Adjusting The Product Mix In Tobacco

 

During the last eight or nine years, most of the presentations in high level or quarterly sales meetings have in some way focused on how to increase fresh foods sales by keeping the right product mix according to store needs. Also during these meetings attention is drawn to the drop in cigarette sales, even though it is still a strong category. There’s no arguing that the soft economy and increased taxes on cigarettes have resulted in high retail prices, which has played a significant role in reducing revenues generated by this category. Additionally, smoking bans in public places have motivated some consumers to switch to chewing tobacco. However, there are opportunities to augment tobacco sales with single cigarillos and single cigars. Single cigarettes would also be a boon, but tobacco license rules in most states do not allow retailers to sell individual cigarettes, perhaps because they are not individually wrapped.

Stores in low-income neighborhoods have experienced an increase in sales of single and multi-pack cigars, as well as other tobacco products like wraps and cigarillos, because tax increases for these products have not been as high as for cigarettes. Also, guests have a choice to buy these products in singles. This consumer trend of purchasing singles has been going on for the last few years, but unfortunately our merchandising department has not paid much attention to this, despite the strong sales figures.
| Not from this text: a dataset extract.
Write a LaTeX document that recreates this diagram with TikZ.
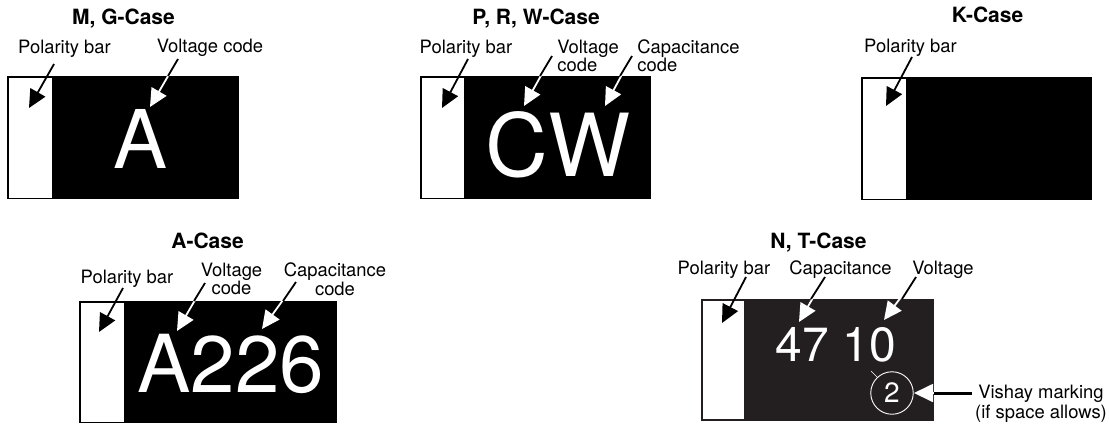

We should be taking advantage of all the cigarillo and cigar singles promos being offered, of which there are plenty. But before we can do so, changes must be made in the system to allow us to easily order these products. As it presently stands, most times the promo items are only shipped once and we run out of them in the first week. To make matters worse, stores have no way of registering the items as “carried” in our system so we can reorder. In some cases, even if we can register the items as carried, McLane can be out of them. A good example is White Owl Fresh Green and Red Sweets for 99 cents—McLane usually runs out but local vendors have them all the time. New items in this category also take a longer time to get approved, like White Owl Cigarillos all flavors “2 for $1.49” and White Owl Singles all flavors for 79 cents.

Another problem is that some good sellers are being deleted and are no longer available, such as Swisher Sweets “Buy Two Get One Free” and Mini Swisher Sweets. I had a chance to discuss the availability of these promotional items with my Swisher Sweets account manager, and was informed that these items are blocked by SEI in certain areas and are not available through McLane.

Adding to the conundrum is the fact that the product information screens for these items are not accurate, and show some promo and items as having negative gross profits and percentage, which affects our ability to make reasonable decisions on which to order. Also, the cost from McLane is higher in some cases than buying from another distributor or sales rep. Examples: Swisher Sweets Cigarillos are $27.44 from McLane and $23 from a local rep; the Swisher Sweets “5 For $3” promo costs $52.84 per box from McLane and $43 from a local rep; White Owl Cigarillos from McLane are $26.36, local rep $23. We could have higher GP percentage and dollars from these items and promos if we can get the same costs through McLane.

OTP singles has been a well-established category for the last two or three years, and is still growing in low-income area stores. This is reason enough for SEI’s buyers to negotiate a better cost through McLane. This way we won’t have to look around for street deals through local reps or vendors, and we can stay competitive not only with other convenience stores, but with smoke shops as well. There’s no doubt our future lies in fresh foods, but other categories like tobacco will remain important until our stores are clearly established as foodservice destinations.